AMDGPU: Don't run redundant GlobalDCE
Needs ReviewPublic

Authored by arsenm on Dec 10 2019, 6:04 AM.

Details

Reviewers
rampitec
Summary

The internalize pass is added early, and
GlobalOpt / GlobalDCE are already run later.

Diff Detail

Event Timeline

arsenm created this revision.Dec 10 2019, 6:04 AM
Herald added a project: Restricted Project. · View Herald TranscriptDec 10 2019, 6:04 AM

The idea to run it was to speedup compilation. After internalize we have an opportunity to remove some functions and do not spend time optimizing them. As far as I understand GlobalDCE is really cheap, unlike passes running before its next invocation.

Did you make any compile time measurements to support it?

The idea to run it was to speedup compilation. After internalize we have an opportunity to remove some functions and do not spend time optimizing them. As far as I understand GlobalDCE is really cheap, unlike passes running before its next invocation.

Did you make any compile time measurements to support it?

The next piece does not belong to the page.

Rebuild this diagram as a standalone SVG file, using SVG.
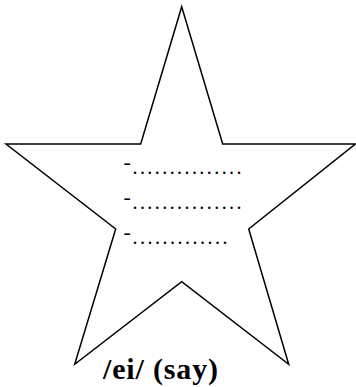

I found this patch lying around from 2017, and don't remember why I was looking at this. There aren't many passes run between the internalize here and GlobalOpt:

Internalize Global Symbols
Dead Global Elimination
Interprocedural Sparse Conditional Constant Propagation
  FunctionPass Manager
    Dominator Tree Construction
Called Value Propagation
Deduce and propagate attributes
Global Variable Optimizer

The idea to run it was to speedup compilation. After internalize we have an opportunity to remove some functions and do not spend time optimizing them. As far as I understand GlobalDCE is really cheap, unlike passes running before its next invocation.

Did you make any compile time measurements to support it?

I found this patch lying around from 2017, and don't remember why I was looking at this. There aren't many passes run between the internalize here and GlobalOpt:

Internalize Global Symbols
Dead Global Elimination
Interprocedural Sparse Conditional Constant Propagation
  FunctionPass Manager
    Dominator Tree Construction
Called Value Propagation
Deduce and propagate attributes
Global Variable Optimizer

AFAIR initially GlobalDCE was added to skip unused library functions after link. Anyway, do you think GlobalDCE adds any visible slowdown, which is more than DT construction?